Where renovation budgets actually go (and where they shouldn't)
An honest breakdown of how renovation dollars get spent — labor, materials, the boring middle, and the line items most homeowners overlook.
Most renovation sticker shock comes from the middle of the budget, not the headline items. Cabinets and counters are easy to research; the unglamorous middle — labor, framing, mechanicals, finish carpentry — is harder to estimate and is where projects quietly creep over.
Here's a rough breakdown for a quality California remodel and where the dollars actually go.
Labor: 35–45%
Skilled trades and project management. This is where you're paying for clean work, on-time crews, and a finished product that holds up. Cutting here usually shows up later in callbacks and rework.
Materials & finishes: 30–40%
Cabinetry, counters, tile, flooring, plumbing fixtures, lighting, hardware, appliances, paint. There's a wide pricing range here — and this is where you can pull the most lever with smart selections.
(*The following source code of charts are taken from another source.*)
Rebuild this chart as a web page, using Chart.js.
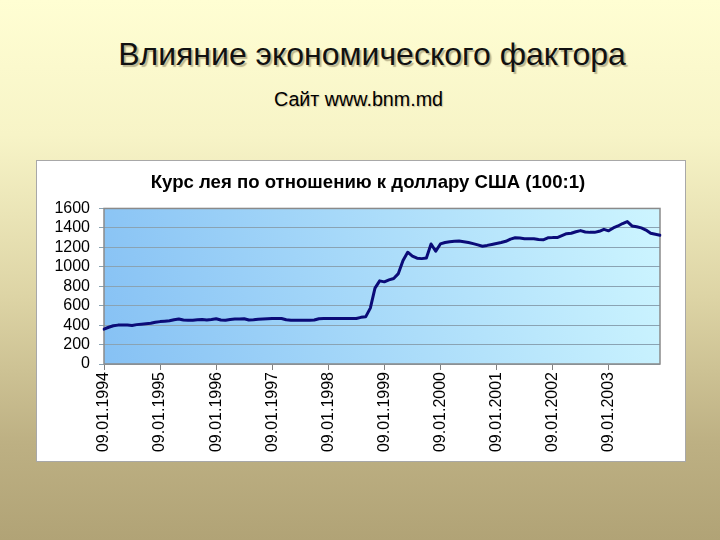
<!DOCTYPE html>
<html>
<head>
<meta charset="utf-8">
<script src="https://cdn.jsdelivr.net/npm/chart.js@4.4.0/dist/chart.umd.min.js"></script>
<style>
  html, body { margin: 0; padding: 0; }
  body {
    width: 720px; height: 540px; overflow: hidden; position: relative;
    font-family: Arial, "Liberation Sans", sans-serif;
    background: linear-gradient(to bottom, #fffed3 0%, #f7f4c7 25%, #ddd4a5 55%, #bdb083 82%, #b1a376 100%);
  }
  h1 {
    position: absolute; left: 0; width: 744px; top: 36px; margin: 0;
    text-align: center; font-weight: normal; font-size: 32px; color: #111;
    text-shadow: 2px 2px 1px #bdb68f;
  }
  .sub {
    position: absolute; left: 0; width: 717px; top: 88px;
    text-align: center; font-size: 19.7px; color: #000;
    text-shadow: 1px 1px 1px #c8c09a;
  }
  .box {
    position: absolute; left: 36px; top: 160px; width: 648px; height: 300px;
    background: #fff; border: 1px solid #a8a8a8;
  }
  .box canvas { position: absolute; left: 0; top: 0; }
</style>
</head>
<body>
<h1>Влияние экономического фактора</h1>
<div class="sub">Сайт www.bnm.md</div>
<div class="box"><canvas id="chart" width="648" height="300"></canvas></div>

<script>
// --- данные ---
var chartTitle = 'Курс лея по отношению к доллару США (100:1)';
var years = [1994, 1995, 1996, 1997, 1998, 1999, 2000, 2001, 2002, 2003];
var monthCodes = ['01','02','03','04','05','06','07','08','09','10','11','12'];
var yTicks = [0, 200, 400, 600, 800, 1000, 1200, 1400, 1600];

// курс лея на 9-е число каждого месяца (x100)
var rates = [
  359, 378, 393, 400, 402, 400, 396, 405, 410, 415, 420, 430,
  436, 440, 445, 455, 462, 452, 451, 451, 455, 458, 452, 458,
  466, 452, 451, 458, 462, 462, 466, 452, 455, 460, 462, 465,
  468, 468, 468, 455, 451, 451, 451, 451, 451, 452, 466, 468,
  468, 468, 468, 468, 468, 468, 468, 480, 485, 575, 780, 855,
  845, 865, 880, 930, 1065, 1150, 1110, 1088, 1084, 1090, 1235, 1160,
  1235, 1250, 1258, 1262, 1265, 1258, 1250, 1238, 1225, 1212, 1220, 1230,
  1240, 1250, 1262, 1285, 1298, 1295, 1289, 1289, 1289, 1280, 1278, 1298,
  1300, 1300, 1320, 1340, 1345, 1360, 1372, 1358, 1354, 1354, 1365, 1385,
  1370, 1400, 1420, 1445, 1465, 1420, 1412, 1400, 1378, 1345, 1335, 1325
];

var labels = [];
years.forEach(function(y) {
  monthCodes.forEach(function(m) { labels.push('09.' + m + '.' + y); });
});

// фон области построения + рамка
var plotBg = {
  id: 'plotBg',
  beforeDraw: function(chart) {
    var ctx = chart.ctx, a = chart.chartArea;
    var g = ctx.createLinearGradient(a.left, a.bottom, a.right, a.top);
    g.addColorStop(0, '#86c1f4');
    g.addColorStop(1, '#cdf5ff');
    ctx.save();
    ctx.fillStyle = g;
    ctx.fillRect(a.left, a.top, a.width, a.height);
    ctx.restore();
  },
  beforeDatasetsDraw: function(chart) {
    var ctx = chart.ctx, a = chart.chartArea;
    ctx.save();
    ctx.strokeStyle = '#8a8a8a';
    ctx.lineWidth = 1.5;
    ctx.strokeRect(a.left, a.top, a.width, a.height);
    ctx.restore();
  }
};

new Chart(document.getElementById('chart'), {
  type: 'line',
  data: {
    labels: labels,
    datasets: [{
      data: rates,
      borderColor: '#0b0b78',
      borderWidth: 3,
      pointRadius: 0,
      tension: 0,
      borderJoinStyle: 'round',
      borderCapStyle: 'round'
    }]
  },
  options: {
    responsive: false,
    animation: false,
    layout: { padding: { left: 14, right: 0, top: 0, bottom: 0 } },
    plugins: {
      legend: { display: false },
      tooltip: { enabled: false },
      title: {
        display: true, text: chartTitle, color: '#000',
        font: { family: 'Arial', size: 18.6, weight: 'bold', lineHeight: 1.1 },
        padding: { top: 12, bottom: 15 }
      }
    },
    scales: {
      x: {
        border: { display: false },
        grid: { drawOnChartArea: false, color: '#808080', tickLength: 6 },
        ticks: {
          autoSkip: false, minRotation: 90, maxRotation: 90,
          color: '#000', font: { family: 'Arial', size: 16 }, padding: 2,
          callback: function(v, i) { return i % 12 === 0 ? this.getLabelForValue(v) : null; }
        },
        afterFit: function(s) { s.height = 97; }
      },
      y: {
        min: 0, max: 1600,
        border: { display: false },
        grid: { color: '#8aa3b3', tickLength: 5 },
        ticks: {
          autoSkip: false,
          color: '#000', font: { family: 'Arial', size: 16 }, padding: 9,
          callback: function(v) { return String(v); }
        },
        afterBuildTicks: function(s) {
          s.ticks = yTicks.map(function(v) { return { value: v }; });
        },
        afterFit: function(s) { s.width = 53; }
      },
      // пустое поле справа от области построения
      yRight: {
        type: 'linear', position: 'right', min: 0, max: 1600,
        border: { display: false },
        grid: { display: false },
        ticks: { display: false },
        afterFit: function(s) { s.width = 25; }
      }
    }
  },
  plugins: [plotBg]
});
</script>
</body>
</html>
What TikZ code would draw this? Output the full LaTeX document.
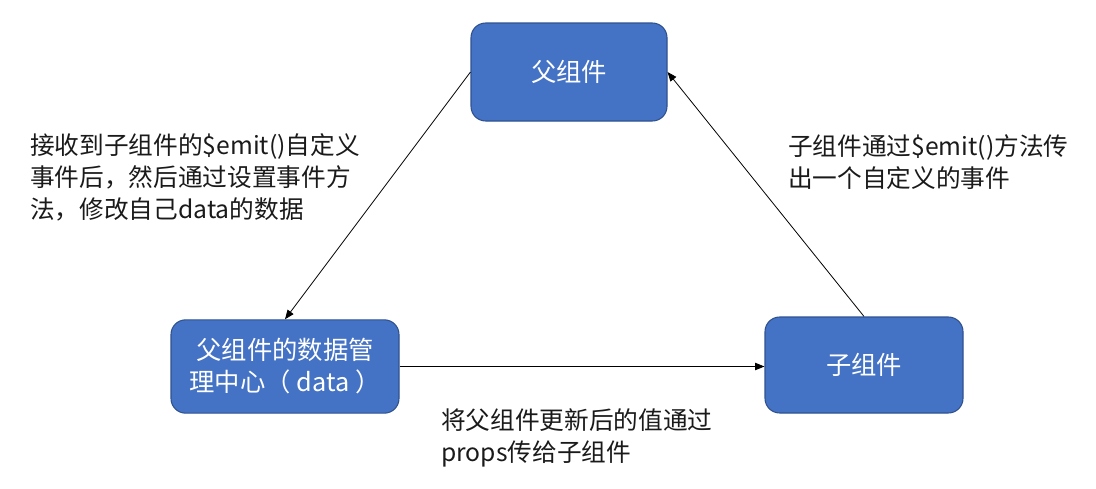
\documentclass[tikz,border=0pt]{standalone}
\usepackage{fontspec}
\setmainfont{Noto Sans CJK SC}
\usetikzlibrary{arrows.meta}
\definecolor{boxblue}{HTML}{4472C4}
\definecolor{boxline}{HTML}{2F528F}
\definecolor{inkgray}{HTML}{1A1A1A}
\begin{document}
\begin{tikzpicture}[x=0.75pt, y=-0.75pt,
    compbox/.style={draw=boxline, fill=boxblue, rounded corners=11pt, line width=0.8pt,
      text=white, align=center, inner sep=0pt, font=\fontsize{19}{24}\selectfont},
    note/.style={anchor=north west, align=left, inner sep=0pt, text=inkgray,
      font=\fontsize{18.5}{24}\selectfont},
    flow/.style={-{Triangle[length=7pt, width=5.5pt]}, line width=0.6pt, black}]
        \useasboundingbox (0, 0) rectangle (1096, 489);

        % the three parts
        \node [compbox, minimum width=147pt, minimum height=73.5pt] (parent) at (569, 72) {父组件};
        \node [compbox, minimum width=171pt, minimum height=70pt] (datactr) at (285, 366.5) {父组件的数据管\\理中心（ data ）};
        \node [compbox, minimum width=148.5pt, minimum height=72pt] (child) at (864, 365) {子组件};

        % data flow
        \draw [flow] (parent.west) -- (datactr.north);
        \draw [flow] (datactr.east) -- (datactr.east -| child.west);
        \draw [flow] (child.north) -- (parent.east);

        % notes
        \node [note] (leftnote) at (30, 133) {接收到子组件的\$emit()自定义\\事件后，然后通过设置事件方\\法，修改自己data的数据};
        \node [note] (rightnote) at (788, 134) {子组件通过\$emit()方法传\\出一个自定义的事件};
        \node [note] (bottomnote) at (441, 408) {将父组件更新后的值通过\\props传给子组件};
\end{tikzpicture}
\end{document}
Mechanical, electrical, plumbing: 10–15%
New circuits, panel upgrades, supply and waste line changes, HVAC runs. Almost always a bigger line item than expected, especially in older homes.
Permits, plans, inspections: 3–6%
Architectural drawings, structural reports if needed, permit fees, and the inspection coordination throughout. Smaller line item but non-negotiable.
Contingency: 10–15%
The line homeowners most want to skip and most regret skipping. Older homes hide things — out-of-plumb framing, undersized supply lines, hidden leaks, asbestos in mastic. A 10–15% contingency keeps the project moving when those discoveries happen.
Where not to overspend
Trendy fixtures with short lifecycles, oversized appliances you won't use, and overly-custom millwork in spaces that won't see daily use. We'd rather see homeowners spend on the kitchen they cook in every day and the bathroom they use every morning than on a guest space that gets opened twice a year.
Where to spend more, not less
Cabinetry construction (boxes, hinges, drawer slides), waterproofing in wet areas, the sub-floor under any tile, and the people doing the work. These are the things you don't see on day one and absolutely notice ten years in.